The bill’s two principal elements, as described to the committee, are: restoring the taxable wage base to $9,500 (it reverted from $9,500 back to $9,000 after a brief earlier increase) and creating an employer contribution fund that collects 0.14% of an employee’s wages when that employee works for a negative-rated employer. Testimony presented a modeling chart saying the taxable wage-base change would raise roughly $23,800,000 annually and the targeted employee contribution would raise about $25,200,000 annually.

Business witnesses and building-trades representatives debated additional options to secure long-term solvency. Kevin Schimpf, testifying for the Ohio Chamber of Commerce, urged aligning employer taxes more closely with experience ratings, said 13 of Ohio’s 40 rate brackets are negatively rated and suggested further employer-side increases and benefit reforms. “We believe this approach is suitable since it places more of the burden to finance the system on those who utilize it the most,” Schimpf said.

Matt Salazzi of ACT Ohio (building trades) said the construction industry depends on the existing 26-week benefit period and cautioned that cutting weeks would harm seasonal workers and apprentices. Salazzi told the committee that apprenticeships and safety training require substantial private investment by contractors and that construction workers often exhaust benefits only at lower rates than in many other states. He characterized the solvency problem as fundamentally about revenue and urged balanced solutions that do not “disproportionately hurt” workers when downturns occur.

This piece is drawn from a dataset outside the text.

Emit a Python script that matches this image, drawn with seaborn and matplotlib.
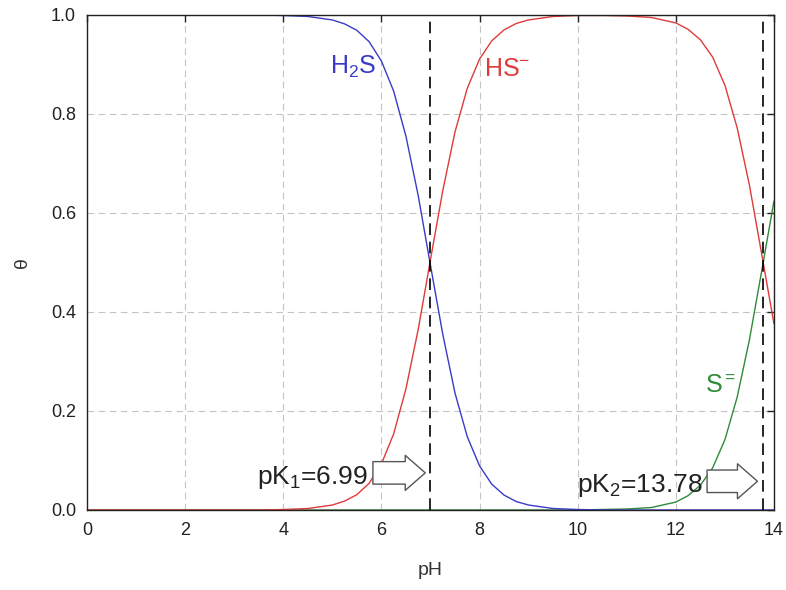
import matplotlib
matplotlib.use("Agg")
import matplotlib.pyplot as plt
import seaborn as sns
import pandas as pd

# pH grid and fractions
ph = [0, 1, 2, 3, 3.5, 4, 4.5, 5, 5.25, 5.5, 5.75, 6, 6.25, 6.5, 6.75, 7,
      7.25, 7.5, 7.75, 8, 8.25, 8.5, 8.75, 9, 9.5, 10, 10.5, 11, 11.5, 12,
      12.25, 12.5, 12.75, 13, 13.25, 13.5, 13.75, 14]
h2s = [1.0, 1.0, 1.0, 1.0, 1.0, 0.999, 0.997, 0.990, 0.982, 0.969, 0.946, 0.907,
       0.846, 0.755, 0.635, 0.494, 0.355, 0.236, 0.148, 0.089, 0.052, 0.030,
       0.017, 0.010, 0.003, 0.001, 0.0, 0.0, 0.0, 0.0, 0.0, 0.0, 0.0, 0.0, 0.0,
       0.0, 0.0, 0.0]
hs = [0.0, 0.0, 0.0, 0.0, 0.0, 0.001, 0.003, 0.010, 0.018, 0.031, 0.054, 0.093,
      0.154, 0.245, 0.365, 0.506, 0.645, 0.764, 0.852, 0.911, 0.948, 0.970,
      0.983, 0.990, 0.997, 0.999, 0.999, 0.998, 0.995, 0.984, 0.971, 0.950,
      0.915, 0.858, 0.772, 0.656, 0.517, 0.376]
s2 = [0.0, 0.0, 0.0, 0.0, 0.0, 0.0, 0.0, 0.0, 0.0, 0.0, 0.0, 0.0, 0.0, 0.0, 0.0,
      0.0, 0.0, 0.0, 0.0, 0.0, 0.0, 0.0, 0.0, 0.0, 0.0, 0.0, 0.001, 0.002,
      0.005, 0.016, 0.029, 0.050, 0.085, 0.142, 0.228, 0.344, 0.483, 0.624]
pk_values = [6.99, 13.78]
pk_labels = ["pK$_1$=6.99", "pK$_2$=13.78"]
species_labels = ["H$_2$S", "HS$^{-}$", "S$^{=}$"]

colors = ["#3a3ac8", "#e03a3a", "#2e8b3a"]

sns.set_theme(style="white")
plt.rcParams['font.family'] = ['Liberation Sans', 'DejaVu Sans']
plt.rcParams['mathtext.fontset'] = 'custom'
plt.rcParams['mathtext.rm'] = 'Liberation Sans'
plt.rcParams['mathtext.it'] = 'Liberation Sans'

fig = plt.figure(figsize=(7.86, 5.90), dpi=100)
ax = fig.add_axes([0.1107, 0.1356, 0.874, 0.839])

df = pd.DataFrame({"pH": ph * 3,
                   "theta": h2s + hs + s2,
                   "species": ["H2S"] * len(ph) + ["HS"] * len(ph) + ["S"] * len(ph)})
for sp, c in zip(["S", "H2S", "HS"], [colors[2], colors[0], colors[1]]):
    sns.lineplot(data=df[df.species == sp], x="pH", y="theta", color=c,
                 lw=1.0, ax=ax, legend=False, sort=False)

ax.set_xlim(0, 14)
ax.set_ylim(0, 1.0)
ax.set_xticks(range(0, 15, 2))
ax.set_yticks([0, 0.2, 0.4, 0.6, 0.8, 1.0])
ax.set_yticklabels(["0.0", "0.2", "0.4", "0.6", "0.8", "1.0"])
ax.grid(True, color="#c4c4c4", linestyle=(0, (6, 4)), lw=0.8)
ax.set_axisbelow(True)
for sp in ax.spines.values():
    sp.set_color("#222222")
    sp.set_linewidth(1.0)
ax.tick_params(direction="in", length=5, width=1, top=True, right=True,
               labelsize=13, colors="#222222")
ax.tick_params(axis="x", pad=9)
ax.tick_params(axis="y", pad=8)
ax.set_xlabel("pH", fontsize=14, color="#333333", labelpad=16)
ax.set_ylabel("θ", fontsize=14, color="#333333", labelpad=14)

for pk in pk_values:
    ax.axvline(pk, color="black", lw=1.2, linestyle=(0, (7, 4)), zorder=3)

# species labels
ax.text(4.95, 0.895, species_labels[0], color=colors[0], fontsize=18, ha="left", va="center")
ax.text(8.1, 0.89, species_labels[1], color=colors[1], fontsize=18, ha="left", va="center")
ax.text(12.6, 0.25, species_labels[2], color=colors[2], fontsize=18, ha="left", va="center")

# pK arrows and texts
arrow_props = dict(arrowstyle="simple,head_width=1.4,head_length=0.8,tail_width=0.9",
                   fc="white", ec="#555555", lw=1.0, mutation_scale=18)
ax.annotate("", xy=(6.95, 0.075), xytext=(5.77, 0.075), arrowprops=arrow_props, zorder=4)
ax.text(5.72, 0.066, pk_labels[0], fontsize=19, color="#222222", ha="right", va="center")
ax.annotate("", xy=(13.72, 0.058), xytext=(12.58, 0.058), arrowprops=arrow_props, zorder=4)
ax.text(12.55, 0.05, pk_labels[1], fontsize=19, color="#222222", ha="right", va="center")

fig.savefig("out.png", dpi=100, facecolor="white")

Witnesses and legislators discussed additional reform choices offered in modeling runs: higher employer contributions targeted at negative-rated employers, reductions in the number of benefit weeks (proposals modeled at 20 weeks), and indexing the taxable wage base to inflation. Business witnesses said a combination of employer-side increases and benefit-week reductions could yield larger, longer-lasting solvency gains; one business model presented to the committee estimated reforms producing roughly $220,000,000 in additional annual revenue paired with about $180,000,000 in reduced benefit payouts and projected solvency through at least 2036.

Committee members asked for comparative data about other states (most states keep a 26-week standard and fund solvency often relies on higher wage bases or higher taxes), how an employee charge would be collected, and how seasonal industries would be affected. Representatives asked whether automatic indexing of the wage base was appropriate; business witnesses warned that automatic escalators can produce large, hard-to-control cost increases, while labor witnesses warned that cuts to weeks would be painful in a sharp downturn.

No formal votes were taken. Committee leaders said they expect more testimony in coming hearings, including additional data from the Department of Job and Family Services and further stakeholder proposals.